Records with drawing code
## BEGIN

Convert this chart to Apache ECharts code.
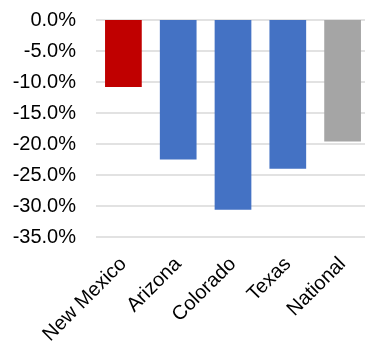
<!DOCTYPE html>
<html>
<head>
<meta charset="utf-8">
<script src="https://cdn.jsdelivr.net/npm/echarts@6/dist/echarts.min.js"></script>
<style>
  html, body { margin: 0; padding: 0; background: #ffffff; }
  #chart { width: 365px; height: 344px; }
</style>
</head>
<body>
<div id="chart"></div>
<script>
// Percent change by region
const categories = ['New Mexico', 'Arizona', 'Colorado', 'Texas', 'National'];
const values = [-10.8, -22.5, -30.6, -24.0, -19.6];
const barColors = ['#C00000', '#4472C4', '#4472C4', '#4472C4', '#A5A5A5'];
const yTicks = { min: -35, max: 0, interval: 5 };

const chart = echarts.init(document.getElementById('chart'), null, { renderer: 'canvas' });

chart.setOption({
  animation: false,
  backgroundColor: '#ffffff',
  grid: {
    left: 96, right: -5, top: 20, bottom: 107,
    containLabel: false,
    outerBoundsMode: 'none'
  },
  xAxis: {
    type: 'category',
    data: categories,
    position: 'bottom',
    axisLine: { show: false, onZero: false },
    axisTick: { show: false },
    axisLabel: {
      interval: 0,
      rotate: 45,
      margin: 24,
      color: '#000000',
      fontFamily: 'Liberation Sans, Arial, sans-serif',
      fontSize: 20
    }
  },
  yAxis: {
    type: 'value',
    min: yTicks.min,
    max: yTicks.max,
    interval: yTicks.interval,
    axisLine: { show: false },
    axisTick: { show: false },
    splitLine: { lineStyle: { color: '#d9d9d9', width: 1.5 } },
    axisLabel: {
      margin: 20,
      color: '#000000',
      fontFamily: 'Liberation Sans, Arial, sans-serif',
      fontSize: 20,
      formatter: v => v.toFixed(1) + '%'
    }
  },
  series: [{
    type: 'bar',
    data: values.map((v, i) => ({ value: v, itemStyle: { color: barColors[i] } })),
    barCategoryGap: '33%'
  }]
});
</script>
</body>
</html>
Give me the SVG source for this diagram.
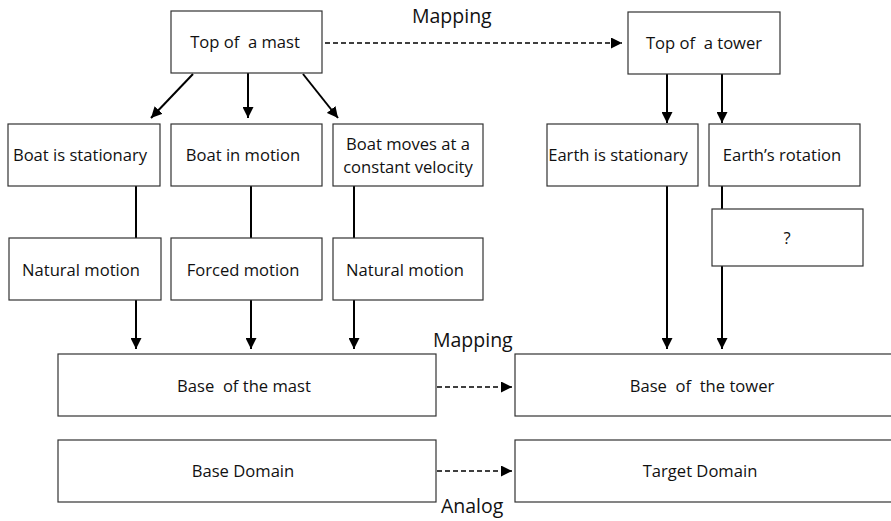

## END

Every line that holds the string "this" should be returned.

ANSWER BELOW ▸
Convert this chart to Apache ECharts code.
Give me the SVG source for this diagram.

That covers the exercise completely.